We demonstrated for the first time that SCH 58261 is ergogenic since SCH 58261 increased V̇O₂max (F_1,36 = 27.7, η² = 0.44, β = 0.99, 95% CI 0.16–0.2, P < 0.5, Fig. 1C) and running power (F_1,35 = 55, η² = 0.61, β = 1.0, 95% CI 1.0–1.3, P < 0.05, Fig. 1D) in both sexes.

SCH 58261 had no effect on increasing RER of females (F_7,70 = 6.9, P < 0.5, η² = 0.43, β = 0.99, Fig. 1E) and males (F_7,84 = 9.4, η² = 0.57, β = 0.99, P < 0.5, Fig. 1E’). Exercise test raised the animals’ core (F_1,26 = 5.5, η² = 0.17, β = 0.62, 95% CI 28.7–29.39, P < 0.05, Fig. 1F) and tail temperature (F_1,22 = 81, η² = 0.78, β = 0.99, 95% CI 24.2–25.6, P < 0.05, Fig. 1G), with no effect of SCH 58261. Figure 1 shows the heating of the mouse’s tail in post-exercise recovery (rec) in relation to rest. Three females at estrus (Fig.S3C) were excluded from temperature experiments due to large exercise-induced tail hyperthermia⁴⁰. The previous results refer to females in diestrus (Fig.S3A), proestrus (Fig.S3B), and metestrus (Fig.S3D).
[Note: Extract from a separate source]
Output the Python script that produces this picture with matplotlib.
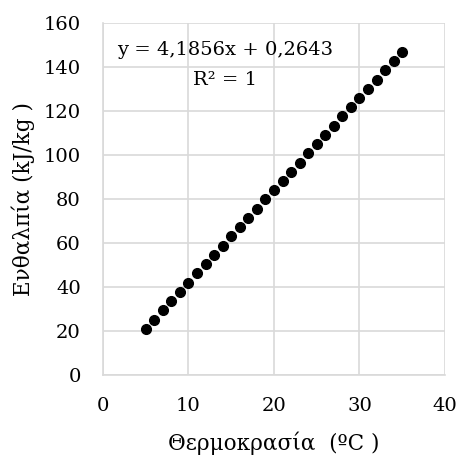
import matplotlib.pyplot as plt

# temperature (°C) and enthalpy (kJ/kg)
temperature = [5, 6, 7, 8, 9, 10, 11, 12, 13, 14, 15, 16, 17, 18, 19, 20,
               21, 22, 23, 24, 25, 26, 27, 28, 29, 30, 31, 32, 33, 34, 35]
enthalpy = [21.0, 25.2, 29.4, 33.6, 37.8, 42.0, 46.2, 50.4, 54.6, 58.8,
            63.0, 67.2, 71.4, 75.6, 79.8, 84.0, 88.1, 92.3, 96.5, 100.7,
            104.9, 109.1, 113.3, 117.5, 121.7, 125.8, 130.0, 134.2, 138.4,
            142.6, 146.7]
x_ticks = [0, 10, 20, 30, 40]
y_ticks = [0, 20, 40, 60, 80, 100, 120, 140, 160]

plt.rcParams['font.family'] = ['DejaVu Serif']

fig = plt.figure(figsize=(4.61, 4.59), dpi=100)
ax = fig.add_axes([0.2234, 0.183, 0.7419, 0.767])

ax.plot(temperature, enthalpy, 'o', color='black', markersize=7, zorder=3)

ax.set_xlim(0, 40)
ax.set_ylim(0, 160)
ax.set_xticks(x_ticks)
ax.set_yticks(y_ticks)
ax.grid(True, color='#d9d9d9', linewidth=1.2)
ax.set_axisbelow(True)
for side in ['top', 'right']:
    ax.spines[side].set_visible(False)
for side in ['left', 'bottom']:
    ax.spines[side].set_color('#d9d9d9')
    ax.spines[side].set_linewidth(1.2)
ax.tick_params(length=0, labelsize=14, pad=16)

ax.set_xlabel('Θερμοκρασία  (ºC )', fontsize=15.5, labelpad=12)
ax.set_ylabel('Ενθαλπία (kJ/kg )', fontsize=15.5, labelpad=6)

ax.text(14.3, 147.7, 'y = 4,1856x + 0,2643', fontsize=14, ha='center', va='center')
ax.text(14.3, 134, 'R² = 1', fontsize=14, ha='center', va='center')

fig.savefig('out.png', dpi=100)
Neuronal A_2AR antagonism is ergogenic

Caffeine increases exercise performance in rodents^{16,17,19,26,40} and humans^{1,4,8,9,10,11,12,13,14,15,24,28,51,52}. Our results show the key role of A_2AR in the ergogenic effects of caffeine using pharmacological and genetic tools. Thus, the potent and selective A_2AR antagonist SCH 58261 displayed an ergogenic effect similar to that of caffeine, and the ergogenic effect of caffeine was abrogated in A_2AR KO mice.

SCH 58261 and caffeine improved V̇O₂max, running and critical power of wild type mice. These results are in line with the improved running time observed in caffeine-treated rats^16,26,53 and mice¹⁹. Further evidence for the ergogenic effect of caffeine is based on its ability to increase muscle power and endurance output in rodents^{54,55,56,57,58}. For the first time, we demonstrated that the selective antagonism of A_2AR is ergogenic. Also, for the first time, we demonstrated that the genetic inactivation of A_2AR impaired the ergogenic effects of caffeine. Tissue-specific A_2AR KO selectively in forebrain neurons further allowed showing that these ergogenic effects of caffeine are due to the antagonism of A_2AR in forebrain neurons. Thus, we suggest that caffeine decreases central fatigue during exercise. Moreover, caffeine decreased RER in the submaximal stages of the exercise test, an effect also abrogated in A_2AR KO mice. However, exercise-induced core and tail hyperthermia were similar among animals treated with SCH 58261 or caffeine, except for A_2AR KO mice, suggesting possible A₁R-A_2AR-mediated interactions^56,57 in the temperature control⁵¹.